Wrappers around various support functions.

Simplified NFA API, used in binding to call NFA algorithms.

In particular, this mostly includes operations and checks, that do not return Automaton, but instead take resulting automaton as pointer (e.g. void f(Nfa* result, const Nfa& lhs, const Nfa& rhs)).

namespace mata

Main namespace including structs and algorithms for all automata.

In particular, this includes:

1. Alphabets,

2. Formula graphs and nodes,

3. Mintermization,

4. Closed sets.

namespace nfa

namespace plumbing

Wrappers around various support functions.

Functions

inline void get_elements(StateSet *element_set, const BoolVector &bool_vec)

inline void complement(Nfa *result, const Nfa &aut, const Alphabet &alphabet, const ParameterMap &params = {{"algorithm", "classical"}, {"minimize", "false"}})
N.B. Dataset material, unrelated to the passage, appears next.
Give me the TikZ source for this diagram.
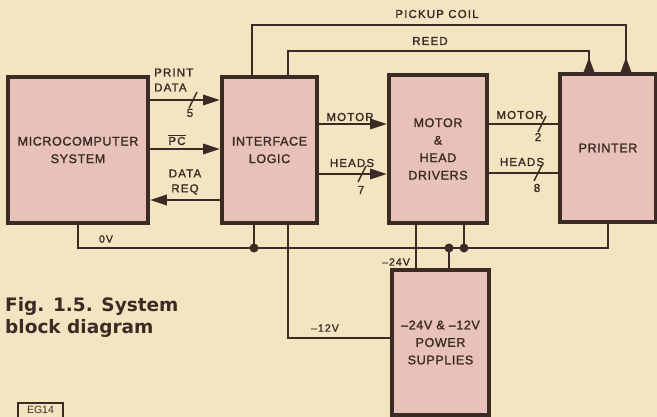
\documentclass[tikz,border=0pt]{standalone}
\usepackage{fontspec}
\setmainfont{Liberation Sans}
\newfontfamily\boxfont[LetterSpace=5,FakeBold=1.5]{Liberation Sans}
\newfontfamily\sigfont[LetterSpace=10,FakeBold=1.5]{Liberation Sans}
\newfontfamily\capfont{DejaVu Sans}
\usepackage{tikz}
\usetikzlibrary{positioning,arrows.meta,calc}
\definecolor{paper}{HTML}{F4E4C1}
\definecolor{blockpink}{HTML}{E8C2B8}
\definecolor{ink}{HTML}{3A2B25}

\begin{document}
\begin{tikzpicture}[
  x=1pt, y=-1pt,
  every node/.style={text=ink},
  block/.style 2 args={draw=ink, line width=3.6pt, fill=blockpink, minimum width=#1,
                       minimum height=#2, align=center, inner sep=0pt,
                       font=\boxfont\fontsize{12.5}{17.5}\selectfont},
  lbl/.style={font=\sigfont\fontsize{11.5}{15}\selectfont, align=center, inner sep=0pt},
  vlbl/.style={font=\sigfont\fontsize{10.5}{13}\selectfont, inner sep=0pt},
  wire/.style={draw=ink, line width=2.9pt},
  sig/.style={wire, -{Triangle[length=17pt,width=10pt]}},
  back/.style={wire, {Triangle[reversed,length=15pt,width=10pt]}-},
  tick/.style={draw=ink, line width=1.5pt}]

%% Paper and page size
\fill[paper] (0,0) rectangle (657,417);
\useasboundingbox (0,0) rectangle (657,417);

%% Blocks
\node[block={140}{146}] (micro)   at (78,150)    {MICROCOMPUTER\\SYSTEM};
\node[block={95}{146}]  (iface)   at (269.5,150) {INTERFACE\\LOGIC};
\node[block={98}{148}]  (drivers) at (438,149)   {MOTOR\\\&\\HEAD\\DRIVERS};
\node[block={96}{148}]  (printer) at (608,148)   {PRINTER};
\node[block={97}{145}]  (psu)     at (440.5,342.5) {–24V \& –12V\\POWER\\SUPPLIES};

%% Microcomputer <-> interface
\draw[sig] (micro.east |- 0,100) -- (iface.west |- 0,100);
\draw[sig] (micro.east |- 0,149) -- (iface.west |- 0,149);
\draw[sig] (iface.west |- 0,200) -- (micro.east |- 0,200);

%% Interface -> drivers -> printer
\draw[sig]  (iface.east |- 0,124)   -- (drivers.west |- 0,124);
\draw[sig]  (iface.east |- 0,174)   -- (drivers.west |- 0,174);
\draw[wire] (drivers.east |- 0,124) -- (printer.west |- 0,124);
\draw[wire] (drivers.east |- 0,173) -- (printer.west |- 0,173);

%% Sensors back from the printer
\draw[back] (printer.north -| 589,0) |- (288,51) -- (iface.north -| 288,0);
\draw[back] (printer.north -| 626,0) |- (252,25) -- (iface.north -| 252,0);

%% Supply rails
\coordinate (rail) at (0,248);
\draw[wire] (micro.south) |- (printer.south |- rail) -- (printer.south);
\draw[wire] (iface.south -| 254,0)   -- (254,0 |- rail);
\draw[wire] (iface.south -| 288,0)   |- (psu.west |- 0,338);
\draw[wire] (drivers.south -| 416,0) -- (psu.north -| 416,0);
\draw[wire] (drivers.south -| 464,0) -- (464,0 |- rail);
\draw[wire] (psu.north -| 449,0)     -- (449,0 |- rail);
\foreach \x in {254,449,464}{
  \fill[ink] (\x,0 |- rail) circle (4.5);
}

%% Bus widths
\foreach \x/\y/\n/\nx/\ny in {193/100/5/190/113, 362/174/7/361/190,
                              542/124/2/538/137, 538/173/8/537/188}{
  \draw[tick] (\x-4,\y+8) -- (\x+4,\y-8);
  \node[lbl] at (\nx,\ny) {\n};
}

%% Labels
\node[lbl, align=left, anchor=west] at (154,80) {PRINT\\DATA};
\node[lbl] at (177,140) {$\overline{\hbox{\sigfont\fontsize{11.5}{15}\selectfont PC}}$};
\node[lbl] at (185,182) {DATA\\REQ};
\node[lbl] at (350,117) {MOTOR};
\node[lbl] at (352,163) {HEADS};
\node[lbl] at (520,115) {MOTOR};
\node[lbl] at (522,162) {HEADS};
\node[lbl] at (437,14)  {PICKUP COIL};
\node[lbl] at (430,41)  {REED};
\node[vlbl] at (106,239) {0V};
\node[vlbl] at (396,262) {–24V};
\node[vlbl] at (325,328) {–12V};

%% Caption
\node[anchor=north west, align=left, inner sep=0pt,
      font=\capfont\bfseries\fontsize{18.5}{22}\selectfont] (caption) at (5,297)
  {Fig. 1.5. System\\block diagram};
\node[draw=ink, line width=1.6pt, minimum width=45, minimum height=15, inner sep=0pt,
      anchor=north, font=\fontsize{10.5}{11}\selectfont] (tag) at (40.5,402) {EG14};
\end{tikzpicture}
\end{document}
inline void minimize(Nfa *res, const Nfa &aut, const ParameterMap &params = {{"algorithm", "brzozowski"}})

inline void determinize(Nfa *result, const Nfa &aut, std::unordered_map<StateSet, State> *subset_map = nullptr)

inline void reduce(Nfa *result, const Nfa &aut, StateRenaming *state_renaming = nullptr, const ParameterMap &params = {{"algorithm", "simulation"}})
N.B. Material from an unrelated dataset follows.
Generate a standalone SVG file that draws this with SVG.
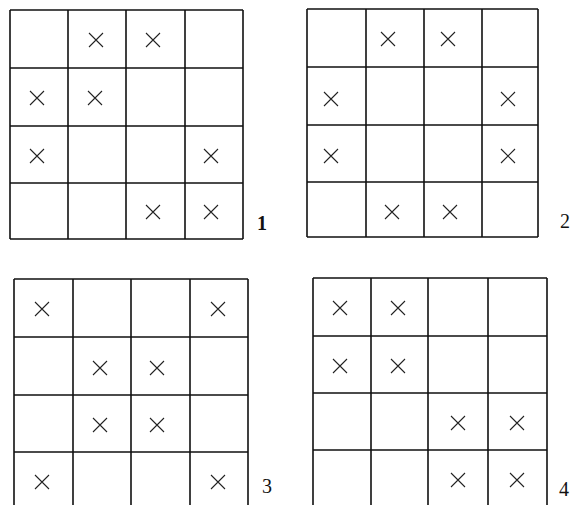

inline void revert(Nfa *result, const Nfa &aut)

inline void remove_epsilon(Nfa *result, const Nfa &aut, const Symbol epsilon = EPSILON)

template<class ParsedObject>
void construct(Nfa *result, const ParsedObject &parsed, Alphabet *alphabet = nullptr, NameStateMap *state_map = nullptr)
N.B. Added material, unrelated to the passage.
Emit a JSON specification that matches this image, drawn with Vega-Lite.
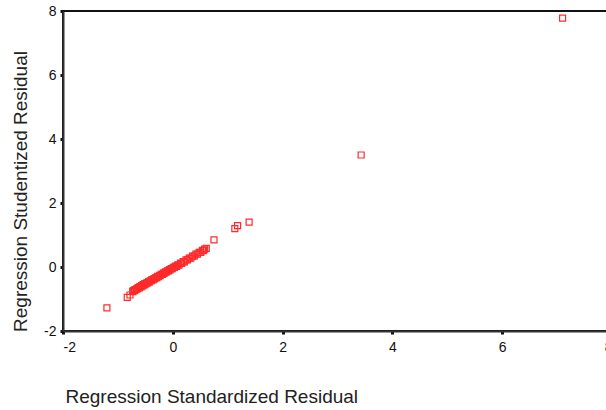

Loads an automaton from Parsed object.

inline void union_nondet(Nfa *union_automaton, const Nfa &lhs, const Nfa &rhs)

inline void intersection(Nfa *res, const Nfa &lhs, const Nfa &rhs, const Symbol first_epsilon = EPSILON, std::unordered_map<std::pair<State, State>, State> *prod_map = nullptr)

Compute intersection of two NFAs.

Both automata can contain ε-transitions. The product preserves the ε-transitions, i.e., for each each product state (s, t) withs -ε-> p, (s, t) -ε-> (p, t) is created, and vice versa.

Automata must share alphabets.

Parameters:

• res – [out] The resulting intersection NFA.

• lhs – [in] Input NFA.

• rhs – [in] Input NFA.

• first_epsilon – [in] smallest epsilon.

• prod_map – [out] Mapping of pairs of the original states (lhs_state, rhs_state) to new product states (not used internally, allocated only when !=nullptr, expensive).

Returns:

NFA as a product of NFAs lhs and rhs with ε-transitions preserved.

inline void concatenate(Nfa *res, const Nfa &lhs, const Nfa &rhs, const bool use_epsilon = false, StateRenaming *lhs_result_state_renaming = nullptr, StateRenaming *rhs_result_state_renaming = nullptr)

Concatenate two NFAs.

Parameters:

• lhs_result_state_renaming – [out] Map mapping lhs states to result states.

• rhs_result_state_renaming – [out] Map mapping rhs states to result states.

inline void reduce_residual_with(Nfa *res, const Nfa &nfa)

Reduce NFA using residual construction.

The residual construction of the residual automaton and the removal of the covering states is done during the last determinization.

Similar performance to reduce_residual_after(). The output is almost the same except the transitions: transitions may slightly differ, but the number of states is the same for both algorithm types.

inline void reduce_residual_after(Nfa *res, const Nfa &nfa)

Reduce NFA using residual construction.

The residual construction of the residual automaton and the removal of the covering states is done after the final determinization.

Similar performance to reduce_residual_with(). The output is almost the same except the transitions: transitions may slightly differ, but the number of states is the same for both algorithm types.